Durante muchos años México fue un país de monopolios de Estado, que de una manera u otra padecimos o disfrutamos los mexicanos, pero que fueron acabándose en el gobierno de Carlos Salinas de Gortari, que los malbarató entre sus cuates -como Carlos Slim, Cecilia Occelli de Salinas, Alonso Ancira, entre muchos más-, y con reformas constitucionales posteriores como la Energética.

Pudiéramos decir que hoy en día subsisten solo dos de estos monopolios, aunque acotados por la Reforma Energética: Pemex y la Comisión Federal de Electricidad.

La existencia de estos monopolios no resultó molesta para empresarios y población en general, cuando cargar gasolina o pagar el recibo de la luz no ponía en jaque la productividad de las empresas o el presupuesto familiar.

Sin embargo a finales de la década de los ochenta  y los noventa, Pemex y la CFE, ambas “empresas de clase mundial”, se convirtieron en la caja chica del gobierno federal, que las exprimió al máximo vía fiscal, sin dejarles margen de inversión para realmente crecer, ser productivas y ofrecer óptimos servicios. No se hizo, siquiera, en los años de abundancia derivada de los altísimos precios del crudo.

La realidad actual está a la vista de todos: seis refinerías en decadencia, una producción petrolera por los suelos y una Comisión Federal de Electricidad que ha encontrado en las alzas continuas de tarifas la salida a su improductividad, a su incapacidad para responder a la demanda de electricidad de una industria pujante.

Y si bien al inicio del presente sexenio fue aprobada la Reforma Energética, la realidad es que ambas empresas paraestatales han venido trabajando tantos años con una serie de vicios y corruptelas –el huachicol comenzó con empleados de la empresa que tenían  acceso a maquinaria especializada para perforar ductos y calendarios de bombeo-, mientras que el comercio informal se surte de electricidad a través de “diablitos”, como gran parte de la población lo hace también-, que poco interés han despertado entre los inversionistas extranjeros.

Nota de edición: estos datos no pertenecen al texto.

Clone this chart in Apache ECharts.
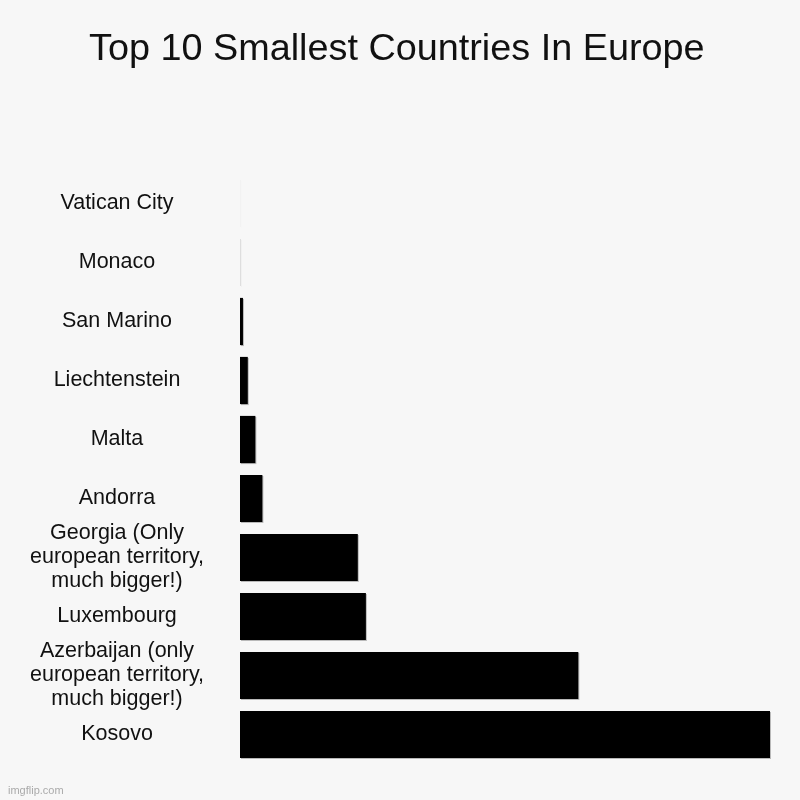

Una situación que resulta entendible si se considera que a nadie interesa administrar una red de ductos conductores de gasolina más perforados que el papel del que se extrae el confeti, mientras que la tecnología para producir energía renovable resulta aun excesivamente cara.

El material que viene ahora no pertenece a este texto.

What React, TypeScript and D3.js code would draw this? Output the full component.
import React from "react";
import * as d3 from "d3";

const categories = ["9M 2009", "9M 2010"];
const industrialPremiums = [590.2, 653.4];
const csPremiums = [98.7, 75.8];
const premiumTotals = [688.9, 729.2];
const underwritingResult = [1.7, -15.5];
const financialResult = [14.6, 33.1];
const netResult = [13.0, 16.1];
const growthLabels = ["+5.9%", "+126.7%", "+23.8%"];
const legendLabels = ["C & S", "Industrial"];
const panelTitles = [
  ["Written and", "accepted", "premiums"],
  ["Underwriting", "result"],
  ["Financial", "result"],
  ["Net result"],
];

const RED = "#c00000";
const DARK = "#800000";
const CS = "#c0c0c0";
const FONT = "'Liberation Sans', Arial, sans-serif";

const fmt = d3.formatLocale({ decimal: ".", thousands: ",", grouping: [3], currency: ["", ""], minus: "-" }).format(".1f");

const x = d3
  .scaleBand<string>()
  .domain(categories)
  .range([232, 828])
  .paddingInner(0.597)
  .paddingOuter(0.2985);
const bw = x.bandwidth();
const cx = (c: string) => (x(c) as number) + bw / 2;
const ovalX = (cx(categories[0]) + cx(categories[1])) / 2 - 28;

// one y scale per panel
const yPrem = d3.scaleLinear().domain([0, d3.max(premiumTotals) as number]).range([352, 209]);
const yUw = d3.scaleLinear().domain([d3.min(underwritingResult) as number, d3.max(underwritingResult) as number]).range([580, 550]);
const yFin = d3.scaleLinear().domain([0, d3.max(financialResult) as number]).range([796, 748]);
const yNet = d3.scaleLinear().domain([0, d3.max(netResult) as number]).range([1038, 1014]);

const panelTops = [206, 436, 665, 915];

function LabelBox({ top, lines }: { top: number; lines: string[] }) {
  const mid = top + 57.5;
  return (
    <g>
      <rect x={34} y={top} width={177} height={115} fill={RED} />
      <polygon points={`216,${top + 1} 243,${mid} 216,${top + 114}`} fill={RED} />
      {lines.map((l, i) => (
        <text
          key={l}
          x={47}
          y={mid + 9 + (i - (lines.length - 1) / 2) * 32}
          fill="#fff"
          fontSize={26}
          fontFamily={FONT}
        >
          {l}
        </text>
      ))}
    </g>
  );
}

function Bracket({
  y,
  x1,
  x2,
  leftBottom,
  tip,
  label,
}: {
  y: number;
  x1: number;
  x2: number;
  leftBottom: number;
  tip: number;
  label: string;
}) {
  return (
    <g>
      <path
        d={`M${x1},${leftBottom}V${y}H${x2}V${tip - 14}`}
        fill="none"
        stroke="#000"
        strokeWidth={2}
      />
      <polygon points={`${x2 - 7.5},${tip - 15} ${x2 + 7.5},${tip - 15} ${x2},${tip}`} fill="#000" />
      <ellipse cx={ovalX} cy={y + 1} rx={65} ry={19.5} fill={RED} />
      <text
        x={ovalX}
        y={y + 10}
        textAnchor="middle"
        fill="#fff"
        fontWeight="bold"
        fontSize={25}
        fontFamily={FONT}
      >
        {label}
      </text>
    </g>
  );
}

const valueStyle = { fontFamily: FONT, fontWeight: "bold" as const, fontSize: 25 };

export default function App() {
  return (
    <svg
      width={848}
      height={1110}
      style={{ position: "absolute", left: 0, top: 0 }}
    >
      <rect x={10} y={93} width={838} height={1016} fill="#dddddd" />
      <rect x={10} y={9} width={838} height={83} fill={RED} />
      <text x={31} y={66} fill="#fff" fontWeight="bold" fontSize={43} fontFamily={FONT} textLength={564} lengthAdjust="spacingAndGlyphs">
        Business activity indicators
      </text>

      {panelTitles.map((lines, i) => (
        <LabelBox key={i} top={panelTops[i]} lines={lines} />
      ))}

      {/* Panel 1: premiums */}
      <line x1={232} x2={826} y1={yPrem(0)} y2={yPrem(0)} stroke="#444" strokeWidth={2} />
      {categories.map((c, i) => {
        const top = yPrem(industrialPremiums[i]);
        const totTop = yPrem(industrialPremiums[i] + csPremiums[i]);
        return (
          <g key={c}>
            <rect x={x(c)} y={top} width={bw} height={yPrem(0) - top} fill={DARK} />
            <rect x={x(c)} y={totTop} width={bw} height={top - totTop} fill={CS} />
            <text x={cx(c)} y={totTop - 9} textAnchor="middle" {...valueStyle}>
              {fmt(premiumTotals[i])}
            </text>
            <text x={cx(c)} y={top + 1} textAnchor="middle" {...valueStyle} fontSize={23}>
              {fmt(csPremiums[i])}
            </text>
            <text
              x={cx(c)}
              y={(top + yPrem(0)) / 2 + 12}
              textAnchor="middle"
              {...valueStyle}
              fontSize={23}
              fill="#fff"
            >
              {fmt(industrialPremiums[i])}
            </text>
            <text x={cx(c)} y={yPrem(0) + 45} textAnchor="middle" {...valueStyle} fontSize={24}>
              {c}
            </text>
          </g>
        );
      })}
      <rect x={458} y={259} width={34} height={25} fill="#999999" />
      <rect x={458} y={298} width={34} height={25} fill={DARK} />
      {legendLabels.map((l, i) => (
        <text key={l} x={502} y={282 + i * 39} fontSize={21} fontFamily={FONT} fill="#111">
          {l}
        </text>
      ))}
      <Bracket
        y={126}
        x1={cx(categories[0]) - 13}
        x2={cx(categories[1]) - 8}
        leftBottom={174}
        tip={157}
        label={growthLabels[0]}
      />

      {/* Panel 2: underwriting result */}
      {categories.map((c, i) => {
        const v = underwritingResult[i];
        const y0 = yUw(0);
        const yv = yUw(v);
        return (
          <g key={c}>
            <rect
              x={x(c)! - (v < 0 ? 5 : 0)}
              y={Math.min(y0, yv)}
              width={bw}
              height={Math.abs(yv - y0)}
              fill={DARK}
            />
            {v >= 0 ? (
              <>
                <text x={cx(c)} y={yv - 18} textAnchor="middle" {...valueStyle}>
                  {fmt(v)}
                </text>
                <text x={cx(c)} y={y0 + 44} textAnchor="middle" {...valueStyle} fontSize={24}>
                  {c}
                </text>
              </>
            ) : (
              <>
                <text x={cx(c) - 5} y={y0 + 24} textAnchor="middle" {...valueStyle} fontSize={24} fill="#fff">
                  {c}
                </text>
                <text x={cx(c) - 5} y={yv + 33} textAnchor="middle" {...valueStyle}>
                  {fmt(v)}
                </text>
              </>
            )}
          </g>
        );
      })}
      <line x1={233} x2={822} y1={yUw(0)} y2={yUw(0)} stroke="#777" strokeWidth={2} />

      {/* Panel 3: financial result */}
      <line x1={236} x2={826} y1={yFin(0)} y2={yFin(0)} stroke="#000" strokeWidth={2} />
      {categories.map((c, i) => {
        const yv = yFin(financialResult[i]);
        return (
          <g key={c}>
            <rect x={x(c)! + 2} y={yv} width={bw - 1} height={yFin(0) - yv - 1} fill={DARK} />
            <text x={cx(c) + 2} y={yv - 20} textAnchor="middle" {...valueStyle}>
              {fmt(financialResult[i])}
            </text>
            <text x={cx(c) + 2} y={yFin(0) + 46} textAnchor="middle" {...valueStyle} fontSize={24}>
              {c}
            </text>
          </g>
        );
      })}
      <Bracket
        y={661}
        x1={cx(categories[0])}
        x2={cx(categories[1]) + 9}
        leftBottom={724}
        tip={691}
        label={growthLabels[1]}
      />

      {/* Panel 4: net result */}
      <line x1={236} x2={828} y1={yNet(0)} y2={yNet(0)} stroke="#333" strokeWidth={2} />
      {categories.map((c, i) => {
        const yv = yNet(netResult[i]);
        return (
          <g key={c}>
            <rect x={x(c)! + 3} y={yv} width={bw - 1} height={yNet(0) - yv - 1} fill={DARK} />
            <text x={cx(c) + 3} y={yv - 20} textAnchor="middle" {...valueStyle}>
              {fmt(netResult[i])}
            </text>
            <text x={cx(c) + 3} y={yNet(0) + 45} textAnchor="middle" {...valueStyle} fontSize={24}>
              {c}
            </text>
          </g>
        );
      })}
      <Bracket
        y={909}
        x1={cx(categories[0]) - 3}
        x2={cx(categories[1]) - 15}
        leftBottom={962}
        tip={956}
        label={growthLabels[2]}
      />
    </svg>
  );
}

En el caso de la CFE, estamos viviendo un tiempo que pudiera pasar a la historia como aquel en que las empresas en México se ampararon legalmente contra el monopolio de la electricidad.

Posible amparo generalizado que se entiende después de que en una reunión con la Comisión Reguladora de Energía (CRE), los presidentes de organismos empresariales del país fueron enterados de que esta comisión fija las tarifas eléctricas conforme a los costos de eficiencia que declaran los subadministradores de energía, es decir, la CFE.

Las voces empresariales se alzaron al unísono y en un solo sentido: la industria, el comercio, los servicios, no pagarán más, vía tarifas eléctricas, las ineficiencias de la CFE ni el costo de los subsidios que esta extiende, por ejemplo, a la población de menores recursos en el país, representada por la mitad de los mexicanos.

Definitivamente los tiempos han cambiado y ya no opera el “lo tomas o lo dejas” con que funcionaron las empresas paraestatales o monopolios de Estado en México.

Y esto debe ser analizado a fondo por el presidente electo, Andrés Manuel López Obrador, pues conforme pasen los años, más rápido que tarde las empresas, debidamente organizadas, pueden comenzar a producir su propia electricidad o a importar sus combustibles, y se habrá asesinado a la gallina de los huevos de oro del gobierno de la república.

Tan solo en lo doméstico recordemos que en el último año se ha multiplicado la venta de calentadores solares, que disminuyen en un 60 por ciento el consumo de gas doméstico, mientras que cunden los aficionados al ciclismo.